Prävention ist der beste Schutz für Ihren Online-Shop
Der beste Schutz vor allen Abmahnungen – ob legitim oder missbräuchlich – ist ein rechtlich einwandfreier Online-Shop. Achten Sie auf eine vollständige und korrekte Umsetzung aller rechtlichen Vorgaben:
- Impressum: Immer aktuell, vollständig und leicht auffindbar.
- Datenschutzerklärung (DSGVO): Transparent, umfassend und den aktuellen Vorgaben entsprechend.
- Allgemeine Geschäftsbedingungen (AGB): Fair, verständlich und rechtskonform.
- Widerrufsrecht: Korrekte Belehrung und Umsetzung.
- Preisangabenverordnung: Einhaltung der Grundpreispflicht, korrekte Ausweisung von Versandkosten und Gesamtpreisen.
- Lieferzeiten: Klare und realistische Angaben.
- Barrierefreiheit: Auch wenn noch nicht für alle Online-Shops verpflichtend, ist Barrierefreiheit ein zunehmend wichtiges Thema, das zukünftig auch rechtlich relevant werden könnte.
Regelmäßige Checks und eine professionelle Rechtsberatung helfen Ihnen, rechtliche Fallstricke zu vermeiden und Angriffsflächen für Abmahner – seriöse wie unseriöse – zu minimieren.
Fazit
Abmahnmissbrauch ist ein Ärgernis für viele Online-Händler im E-Commerce.

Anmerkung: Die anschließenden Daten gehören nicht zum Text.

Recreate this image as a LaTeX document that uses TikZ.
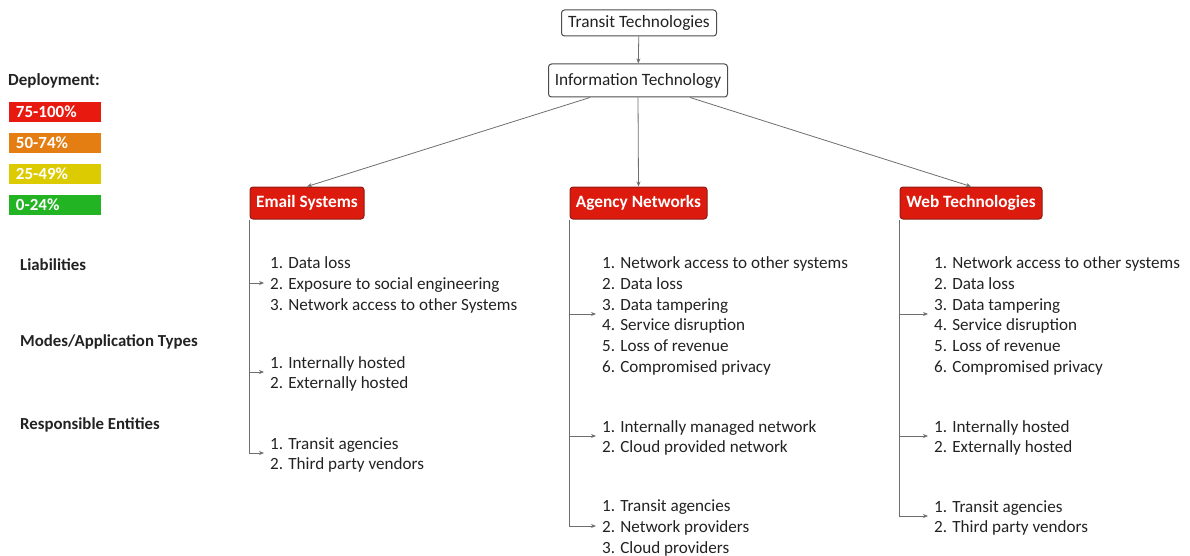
\documentclass[tikz,border=0pt]{standalone}
\usepackage{fontspec}
\setmainfont{Carlito}
\usetikzlibrary{arrows.meta,calc}
\definecolor{hred}{HTML}{DD1A0E}
\definecolor{hborder}{HTML}{8E1B12}
\definecolor{lred}{HTML}{E8190F}
\definecolor{lorange}{HTML}{E57E12}
\definecolor{lyellow}{HTML}{DCCB00}
\definecolor{lgreen}{HTML}{22B422}
\definecolor{conncol}{HTML}{6E6E6E}
\definecolor{txt}{HTML}{222222}
\begin{document}
\begin{tikzpicture}[x=1pt,y=-1pt,
  topbox/.style={draw=black!70,line width=1pt,rounded corners=3pt,fill=white,inner sep=0pt,font=\fontsize{17.3}{20}\selectfont,text=txt},
  headbox/.style={draw=hborder,line width=1pt,rounded corners=3pt,fill=hred,inner sep=0pt,minimum height=32pt,font=\bfseries\fontsize{17.3}{20}\selectfont,text=white},
  legbox/.style={inner xsep=7pt,inner ysep=0pt,minimum height=20pt,text width=78pt,align=left,font=\bfseries\fontsize{17}{20}\selectfont,text=white},
  listnode/.style={anchor=west,align=left,inner xsep=6pt,inner ysep=0pt,font=\fontsize{17.1}{20.7}\selectfont,text=txt},
  sidelabel/.style={anchor=west,inner sep=0pt,font=\bfseries\fontsize{16.8}{19}\selectfont,text=txt},
  conn/.style={draw=conncol,line width=0.8pt,-{Stealth[length=5pt,width=4pt]}}
]
\useasboundingbox (0,0) rectangle (1190,556);

% top boxes
\node[topbox,minimum width=155pt,minimum height=26pt] (tt) at (639,23) {Transit Technologies};
\node[topbox,minimum width=179pt,minimum height=33pt] (it) at (638,80.5) {Information Technology};

% heading boxes
\node[headbox,minimum width=114pt] (es) at (307,203) {Email Systems};
\node[headbox,minimum width=137pt] (an) at (638.5,203) {Agency Networks};
\node[headbox,minimum width=142pt] (wt) at (971,203) {Web Technologies};

\draw[conn] (tt) -- (it);
\draw[conn] ($(it.south west)+(42,0)$) -- (es.north);
\draw[conn] (it.south) -- (an.north);
\draw[conn] ($(it.south west)+(142,0)$) -- (wt.north);

% legend
\node[anchor=west,inner sep=0pt,font=\bfseries\fontsize{17}{20}\selectfont,text=txt] (dep) at (8,81) {Deployment:};
\node[legbox,fill=lred] (d1) at (55,112) {75-100\%};
\node[legbox,fill=lorange] (d2) at (55,143) {50-74\%};
\node[legbox,fill=lyellow] (d3) at (55,174) {25-49\%};
\node[legbox,fill=lgreen] (d4) at (55,205) {0-24\%};

% side labels
\node[sidelabel] (lia) at (20,265) {Liabilities};
\node[sidelabel] (mod) at (20,342) {Modes/Application Types};
\node[sidelabel] (res) at (20,425) {Responsible Entities};

% Email lists
\node[listnode] (el) at (264,285) {1. Data loss\\2. Exposure to social engineering\\3. Network access to other Systems};
\node[listnode] (em) at (264,374) {1. Internally hosted\\2. Externally hosted};
\node[listnode] (er) at (264,455) {1. Transit agencies\\2. Third party vendors};

% Agency lists
\node[listnode] (al) at (596,316) {1. Network access to other systems\\2. Data loss\\3. Data tampering\\4. Service disruption\\5. Loss of revenue\\6. Compromised privacy};
\node[listnode] (am) at (596,438) {1. Internally managed network\\2. Cloud provided network};
\node[listnode] (ar) at (596,528) {1. Transit agencies\\2. Network providers\\3. Cloud providers};

% Web lists
\node[listnode] (wl) at (928,316) {1. Network access to other systems\\2. Data loss\\3. Data tampering\\4. Service disruption\\5. Loss of revenue\\6. Compromised privacy};
\node[listnode] (wm) at (928,438) {1. Internally hosted\\2. Externally hosted};
\node[listnode] (wr) at (928,518) {1. Transit agencies\\2. Third party vendors};

% arrow targets
\foreach \n in {el,em,er,al,am,ar,wl,wm,wr}{
  \coordinate (\n p) at ([yshift=2pt]\n.west);
}

% branches
\draw[conn] (es.south west) |- (erp);
\draw[conn] (es.south west |- elp) -- (elp);
\draw[conn] (es.south west |- emp) -- (emp);

\draw[conn] (an.south west) |- (arp);
\draw[conn] (an.south west |- alp) -- (alp);
\draw[conn] (an.south west |- amp) -- (amp);

\draw[conn] (wt.south west) |- (wrp);
\draw[conn] (wt.south west |- wlp) -- (wlp);
\draw[conn] (wt.south west |- wmp) -- (wmp);
\end{tikzpicture}
\end{document}
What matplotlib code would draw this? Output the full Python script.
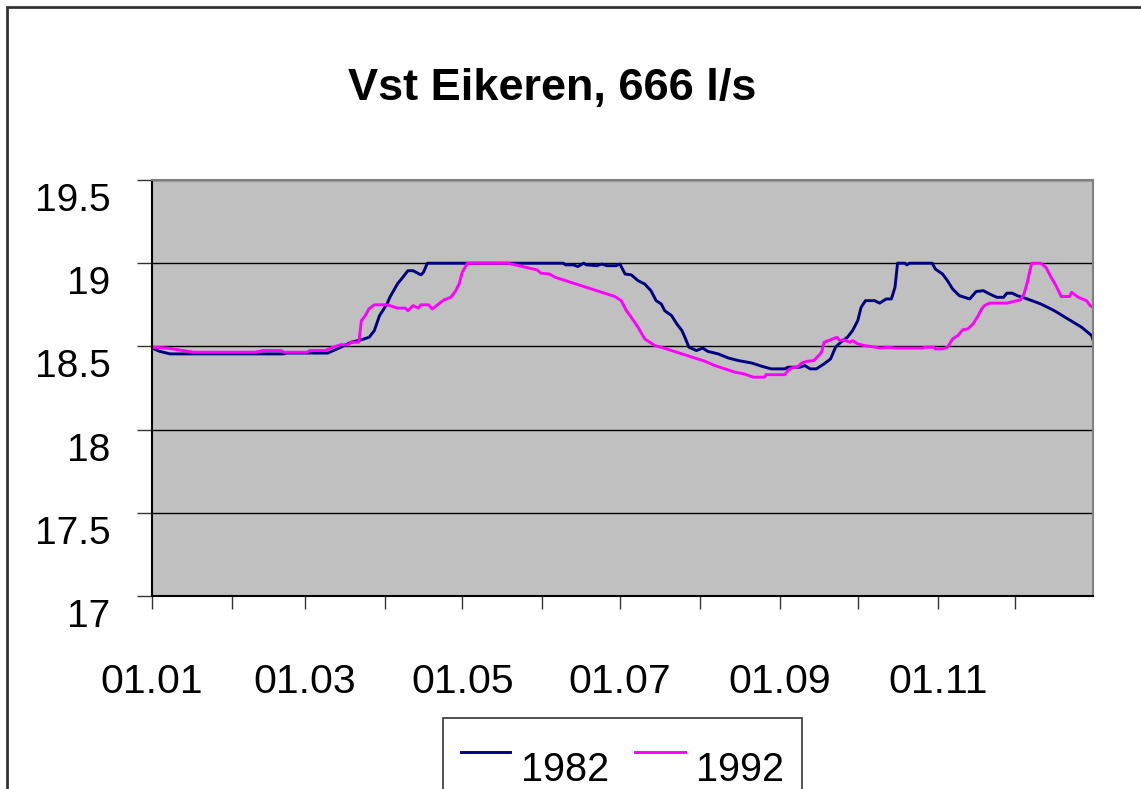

Doch das Gesetz zur Stärkung des fairen Wettbewerbs hat die rechtlichen Möglichkeiten zur Verteidigung deutlich verbessert. Es ist entscheidend, eine Abmahnung nicht vorschnell zu beantworten, sondern sie immer von einem erfahrenen Anwalt prüfen zu lassen. Gleichzeitig bleibt Prävention der wichtigste Schritt: Ein rechtssicherer Online-Shop, der alle wichtigen Punkte von Impressum über Datenschutz bis Preisangaben korrekt umsetzt, bietet die beste Basis, um sich vor unberechtigten Forderungen zu schützen und sich auf das Kerngeschäft konzentrieren zu können.
Abmahnungen können ein sinnvolles Instrument zur Konfliktlösung im E-Commerce sein – vorausgesetzt, sie dienen fairen rechtlichen Zwecken. Abmahnmissbrauch hingegen ist ein ernstzunehmendes Problem, das besonders kleine Händler trifft. Wachsamkeit und rechtliches Verständnis sind unerlässlich: Expertenrat und dokumentierte Schritte können Händler davor bewahren, in belastende Situationen zu geraten.